I cannot accept amendment No. 4. It would not be appropriate at this time to include the waterways in the Schedule. I previously explained the difficulty with regard to the Tralee Ship Canal in response to a point raised by Senator Fitzgerald. However, I will reiterate my comments. The Tralee Ship Canal is owned by Kerry County Council and Tralee Urban District Council. Restoration works to the canal are being undertaken by the Office of Public Works on my behalf under the operational programme for tourism. It is considered appropriate that the management of the canal when restored should rest with Tralee UDC.

The Eglington Canal comes under the powers of the Corrib Navigation Trustees. Negotiations are in train with the trustees in respect of potential works to the area round the Parkavera Lough. Difficulties have been experienced in obtaining a legal definition of this waterway. When this issue has been clarified, the waterway may be added to the Schedule by order.

Due to the prohibitive costs involved in reopening the Boyne navigation, it is not feasible to consider carrying out any works to the navigation in the foreseeable future. Therefore, it would be inappropriate to include this waterway in the Schedule.

Amendment, by leave, withdrawn.
Schedule agreed to.
Title agreed to.
Bill reported without amendment and received for final consideration.
Question proposed: "That the Bill do now pass."

I thank the Minister for her fine elucidation of the Bill and I wish her well with the legislation.

I join Senator Mooney in thanking the Minister. It was a most interesting and open discussion and I wish her well in her endeavours in this area in the future. I am glad the Bill has been put through the House.

I concur with the remarks of Senator Mooney and Senator McDonagh. I reissue the invitation to the Minister to visit Tullamore during the canal bi-centenary celebrations. If she has the time to visit, we might also take in Shannonbridge, Durrow and some of the other places I mentioned.

I am delighted the Bill has been put through the House and I extend an invitation to the Minister to visit Carlow where she will be shown many places, particularly the Barrow Navigation. There are many attractions and the Minister should bring the purse with her.

That will be after she visits Parke's Castle.

I thank the Senators for their great interest and encouragement with regard to my Department. I thank the House for its support for the Bill and for the Senators' valuable contributions in relation to our inland waterways and islands.

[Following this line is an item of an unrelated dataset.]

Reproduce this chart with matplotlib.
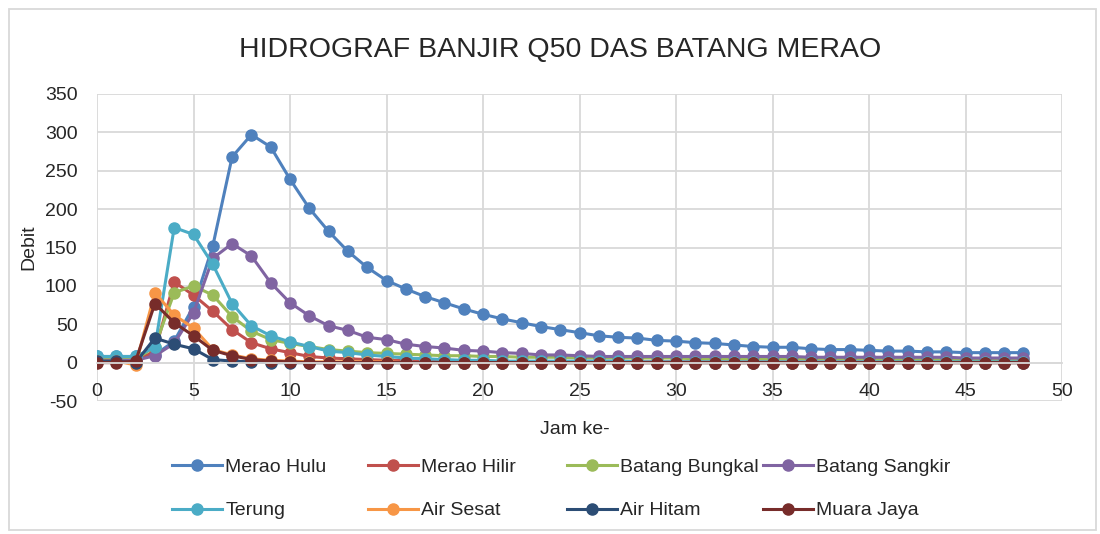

I share the concern of Senators about the protection of the industrial heritage and ecology of our inland waterways and for their sensitive development in order to fully realise their great potential for leisure and tourism. Waterways pass through not only physical areas, but communities. The future success of the management of inland waterways, particularly in urban areas, will depend on the integration of waterways developments in the lives of the communities through which they pass.

The importance of the islands was discussed. I thank Senators for their support for what we intend to do with regard to our inhabited islands. I also thank Senator Gibbons and Senator Gallagher for their kind invitations to visit their respective constituencies. I look forward to taking up their invitations in the near future and I will be in contact with the Senators when I intend to travel. I look forward to a good welcome on both occasions. I also my thank my officials for their tremendous help with regard to the Bill.

Question put and agreed to.
Sitting suspended at 5.40 p.m. and resumed at 7 p.m.